As we hobbled back to the truck, I couldn’t resist saying, “It’s a good thing he was mostly hair, or I might have been more than two hours late for work today!”

One of my favorite cookbooks is a charity cookbook we compiled for the Moline family several years back. One of the hundreds of contributors to that cookbook is my featured cook this week, Barb Berklund of Park City, Montana. Thanks, Barb!

Fluffy Wuffy

1/4 C. butter or margarine

3 eggs

2 C. milk

2 T. sugar

3/4 t. salt

1 C. flour

Heat oven to 400 degrees. Melt butter in 9x13 pan. Mix remaining ingredients in blender and pour over melted butter. Bake 20-25 minutes until lightly browned and puffed. Serves 4-8. May serve with maple syrup, cinnamon and sugar or just plain. (This is a breakfast dish, but we frequently made it for supper.)

Chicken Strips

Cut as many chicken breasts as you want into strips. Put into appropriate dish or in a large zip-lock bag and fill with buttermilk just to coat well. Let sit for 1/2 to 1 hour. Drain well and discard buttermilk. Then using a clean zip-lock bag, shake the pieces lightly in flour, then dip in beaten egg to coat each piece well. Then roll in crushed Italian Bread Crumbs to coat well. Lay in baking sheets and bake 40 minutes or till done at 350 to 375 degrees.

Frozen Ice Cream Dessert

19-oz. pkg Oreo cookies

1/2 C. butter

1/2 gallon vanilla ice cream

12 oz.

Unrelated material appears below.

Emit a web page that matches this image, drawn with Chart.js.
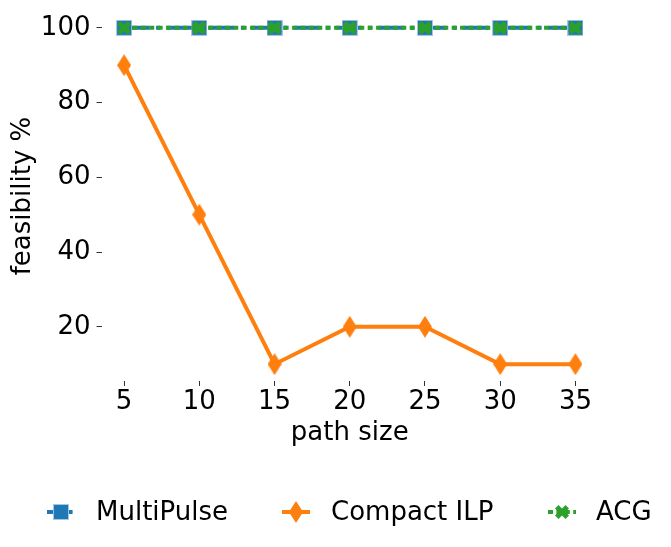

Spanish peanuts

2 C. powdered sugar

1 1/2 C. evaporated (not sweetened condensed) milk

1/2 C. butter

2/3 C. semi-sweet chocolate chips

Crush cookies, mix with 1/2 C. softened butter. Pat into 9x13 pan. Freeze. Slice vanilla ice cream and pat onto crust. Top ice cream with peanuts. Freeze again. On stove over medium heat, combine powdered sugar, evaporated milk, butter, and chips. Bring to a boil. Boil 8 minutes. (It will look a bit curdled). Remove from heat and let set for 1 hour. Pour over frozen layers and return to freezer. Remember to take out of the freezer at least 20-30 minutes ahead of serving for ease of cutting.